Gene Ontology: tool for the unification of biology
Genomic sequencing has made it clear that a large fraction of the genes specifying the core biological functions are shared by all eukaryotes. Knowledge of the biological role of such shared proteins in one organism can often be transferred to other organisms. The goal of the Gene Ontology Consortium is to produce a dynamic, controlled vocabulary that can be applied to all eukaryotes even as knowledge of gene and protein roles in cells is accumulating and changing. To this end, three independent ontologies accessible on the World-Wide Web (http://www.geneontology.org) are being constructed: biological process, molecular function and cellular component.
The accelerating availability of molecular sequences, particularly the sequences of entire genomes, has transformed both the theory and practice of experimental biology. Where once biochemists characterized proteins by their diverse activities and abundances, and geneticists characterized genes by the phenotypes of their mutations, all biologists now acknowledge that there is likely to be a single limited universe of genes and proteins, many of which are conserved in most or all living cells. This recognition has fuelled a grand unification of biology; the information about the shared genes and proteins contributes to our understanding of all the diverse organisms that share them. Knowledge of the biological role of such a shared protein in one organism can certainly illuminate, and often provide strong inference of, its role in other organisms.

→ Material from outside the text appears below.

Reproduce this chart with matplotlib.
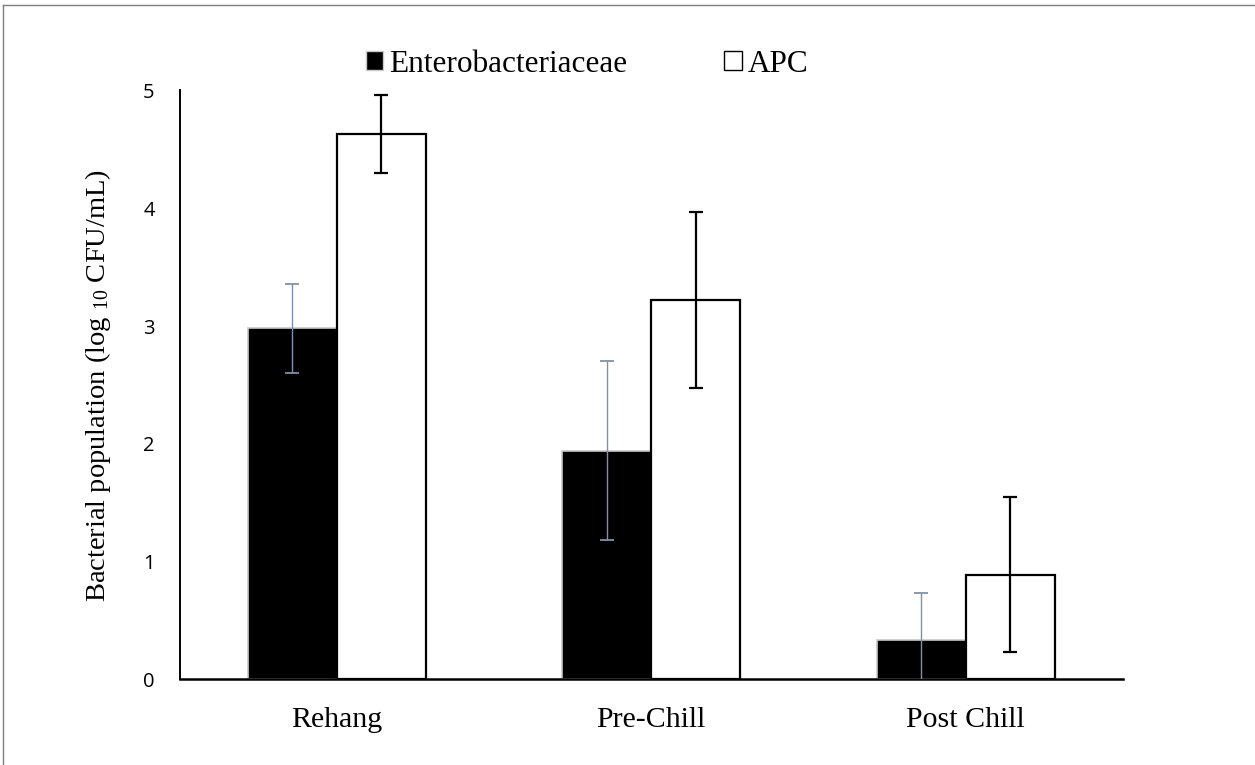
import matplotlib
matplotlib.use("Agg")
import matplotlib.pyplot as plt
import numpy as np
from matplotlib.patches import Patch
from matplotlib.lines import Line2D

categories = ["Rehang", "Pre-Chill", "Post Chill"]
entero = [2.98, 1.94, 0.335]
entero_err = [0.38, 0.76, 0.40]
apc = [4.63, 3.22, 0.89]
apc_err = [0.33, 0.745, 0.655]
yticks = [0, 1, 2, 3, 4, 5]

serif = ["Liberation Serif", "DejaVu Serif"]
plt.rcParams["mathtext.fontset"] = "custom"
plt.rcParams["mathtext.rm"] = "Liberation Serif"
plt.rcParams["mathtext.it"] = "Liberation Serif"

fig = plt.figure(figsize=(12.55, 7.65), dpi=100)
ax = fig.add_axes([0.1432, 0.1118, 0.7515, 0.7699])

x = np.arange(len(categories))
w = 0.283
ax.bar(x - w / 2, entero, width=w, color="black", edgecolor="#c8c8c8", linewidth=1.2, zorder=2)
ax.bar(x + w / 2, apc, width=w, color="white", edgecolor="black", linewidth=1.6, zorder=2)
ax.errorbar(x - w / 2, entero, yerr=entero_err, fmt="none", ecolor="#8090aa",
            elinewidth=1.0, capsize=5, capthick=1.3, zorder=3)
ax.errorbar(x + w / 2, apc, yerr=apc_err, fmt="none", ecolor="black",
            elinewidth=1.6, capsize=5, capthick=1.6, zorder=3)

ax.set_xlim(-0.5, 2.5)
ax.set_ylim(0, 5)
ax.set_yticks(yticks)
ax.set_yticklabels([str(t) for t in yticks], fontfamily="Open Sans", fontsize=14.5)
ax.set_xticks(x)
ax.set_xticklabels(categories, fontfamily=serif, fontsize=21.5)
ax.tick_params(axis="y", length=0, pad=18)
ax.tick_params(axis="x", length=0, pad=20)
for s in ["top", "right"]:
    ax.spines[s].set_visible(False)
ax.spines["left"].set_linewidth(1.4)
ax.spines["bottom"].set_linewidth(1.8)

ax.set_ylabel("Bacterial population (log $_{\\mathregular{10}}$ CFU/mL)", fontfamily=serif,
              fontsize=20.5, labelpad=22)

handles = [Patch(facecolor="black", edgecolor="#c8c8c8", linewidth=1.0),
           Patch(facecolor="white", edgecolor="black", linewidth=1.0)]
fig.legend(handles, ["Enterobacteriaceae", "APC"], loc="center", bbox_to_anchor=(0.468, 0.916),
           ncol=2, frameon=False, prop={"family": serif, "size": 22.5},
           handlelength=0.55, handleheight=0.55, handletextpad=0.2, columnspacing=3.1)

fig.add_artist(Line2D([0.0025, 1.0], [0.9935, 0.9935], color="#7f7f7f", linewidth=1.0))
fig.add_artist(Line2D([0.0025, 0.0025], [0.0, 0.9935], color="#7f7f7f", linewidth=1.0))

fig.savefig("out.png", dpi=100)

Progress in the way that biologists describe and conceptualize the shared biological elements has not kept pace with sequencing. For the most part, the current systems of nomenclature for genes and their products remain divergent even when the experts appreciate the underlying similarities. Interoperability of genomic databases is limited by this lack of progress, and it is this major obstacle that the Gene Ontology (GO) Consortium was formed to address.